At the end of the ’sixties he returned once more to theology. His Life of Jesus adapted for the German People appeared in 1864. In the preface he refers to Renan, and freely acknowledges the great merits of his work.

His last work, The Old Faith and the New, appeared in 1872. Once more, as in the work on theology published in 1840-1841, he puts to himself the question. What is there of permanence in this artificial compound of theology and philosophy, faith and thought? But he puts the question with a certain bitterness, and shows himself too much under the influence of Darwinism, by which his mind was at that time dominated. The Hegelian system of thought, which served as a firm basis for the work of 1840, has fallen in ruins. Strauss is alone with his own thoughts, endeavouring to raise himself above the new scientific worldview. His powers of thought, never, for all his critical acumen, strong on the creative side, and now impaired by age, were unequal to the task. There is no force and no greatness in the book.

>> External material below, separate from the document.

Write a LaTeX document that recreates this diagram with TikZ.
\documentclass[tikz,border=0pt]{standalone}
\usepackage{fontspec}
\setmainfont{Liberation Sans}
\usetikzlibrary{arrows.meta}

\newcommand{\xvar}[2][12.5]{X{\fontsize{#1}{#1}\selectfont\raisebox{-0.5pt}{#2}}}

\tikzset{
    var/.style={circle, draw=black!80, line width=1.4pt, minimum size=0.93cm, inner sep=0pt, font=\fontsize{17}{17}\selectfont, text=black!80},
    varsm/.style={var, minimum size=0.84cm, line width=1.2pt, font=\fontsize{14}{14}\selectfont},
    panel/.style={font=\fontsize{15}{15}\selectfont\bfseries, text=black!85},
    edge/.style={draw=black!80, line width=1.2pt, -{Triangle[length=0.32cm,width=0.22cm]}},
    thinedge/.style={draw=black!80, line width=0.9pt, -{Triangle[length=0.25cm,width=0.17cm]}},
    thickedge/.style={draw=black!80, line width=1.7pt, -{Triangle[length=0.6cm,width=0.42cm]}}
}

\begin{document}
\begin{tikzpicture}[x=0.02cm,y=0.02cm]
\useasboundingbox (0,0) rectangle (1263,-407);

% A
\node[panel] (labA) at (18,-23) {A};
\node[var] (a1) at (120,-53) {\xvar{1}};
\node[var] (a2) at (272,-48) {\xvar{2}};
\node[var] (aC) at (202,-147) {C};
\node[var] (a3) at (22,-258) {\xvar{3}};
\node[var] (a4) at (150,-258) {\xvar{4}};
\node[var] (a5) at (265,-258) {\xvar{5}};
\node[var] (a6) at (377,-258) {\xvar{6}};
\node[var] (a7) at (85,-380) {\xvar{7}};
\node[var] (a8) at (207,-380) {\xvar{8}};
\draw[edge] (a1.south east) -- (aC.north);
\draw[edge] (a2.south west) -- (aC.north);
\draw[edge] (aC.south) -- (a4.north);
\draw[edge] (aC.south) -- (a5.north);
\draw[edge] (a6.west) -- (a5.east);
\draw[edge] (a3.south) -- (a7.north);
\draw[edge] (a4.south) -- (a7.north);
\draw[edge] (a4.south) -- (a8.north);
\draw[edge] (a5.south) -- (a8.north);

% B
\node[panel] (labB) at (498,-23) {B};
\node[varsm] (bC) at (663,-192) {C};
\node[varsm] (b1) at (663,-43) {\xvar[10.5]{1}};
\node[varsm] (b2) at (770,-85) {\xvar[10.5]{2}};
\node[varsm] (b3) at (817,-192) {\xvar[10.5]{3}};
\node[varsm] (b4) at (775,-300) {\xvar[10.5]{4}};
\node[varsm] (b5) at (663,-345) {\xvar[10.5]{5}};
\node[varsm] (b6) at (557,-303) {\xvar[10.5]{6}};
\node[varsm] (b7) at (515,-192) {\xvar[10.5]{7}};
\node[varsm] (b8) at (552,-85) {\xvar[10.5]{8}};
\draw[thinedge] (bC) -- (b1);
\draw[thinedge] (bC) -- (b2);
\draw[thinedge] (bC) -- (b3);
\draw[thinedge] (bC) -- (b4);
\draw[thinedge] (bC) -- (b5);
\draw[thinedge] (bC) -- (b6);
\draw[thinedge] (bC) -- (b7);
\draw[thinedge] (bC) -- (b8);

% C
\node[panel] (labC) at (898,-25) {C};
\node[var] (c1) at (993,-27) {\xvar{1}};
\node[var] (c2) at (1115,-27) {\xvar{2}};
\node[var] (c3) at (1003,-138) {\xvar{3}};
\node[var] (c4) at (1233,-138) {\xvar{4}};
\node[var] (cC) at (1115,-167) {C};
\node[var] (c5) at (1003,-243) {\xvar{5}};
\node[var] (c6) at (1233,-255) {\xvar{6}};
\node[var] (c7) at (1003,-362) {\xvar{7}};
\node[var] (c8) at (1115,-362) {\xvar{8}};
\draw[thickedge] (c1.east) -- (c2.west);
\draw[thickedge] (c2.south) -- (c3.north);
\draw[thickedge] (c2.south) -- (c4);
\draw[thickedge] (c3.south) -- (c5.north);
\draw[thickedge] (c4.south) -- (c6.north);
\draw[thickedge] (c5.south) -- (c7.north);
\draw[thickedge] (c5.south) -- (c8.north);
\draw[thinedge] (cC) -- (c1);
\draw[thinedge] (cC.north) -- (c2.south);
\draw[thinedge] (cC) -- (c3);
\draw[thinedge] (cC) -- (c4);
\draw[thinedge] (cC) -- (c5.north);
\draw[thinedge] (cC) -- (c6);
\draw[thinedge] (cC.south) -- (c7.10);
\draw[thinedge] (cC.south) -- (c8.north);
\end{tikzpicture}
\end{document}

To the question, “Are we still Christians?” he answers, “No.” But to his second question, “Have we still a religion?” he is prepared to give an affirmative answer, if the assumption is granted that the feeling of dependence, of self-surrender, of inner freedom, which has sprung from the pantheistic world-view, can be called religion. It was a dead book, in spite of the many editions which it went through, and the battle which raged over it was, like the fiercest of the Homeric battles, a combat over the dead.

The theologians declared Strauss bankrupt, and felt themselves rich because they had made sure of not being ruined by a similar unimaginative honesty. Friedrich Nietzsche, from the height of his would-be Schopenhauerian pessimism, mocked at the fallen hero.

Before the year was out Strauss began to suffer from an internal ulcer. For many months he bore his sufferings with quiet resignation and inner serenity, until on the 8th of February 1874, in his native town of Ludwigsburg, death set him free.

He was buried on a stormy February day.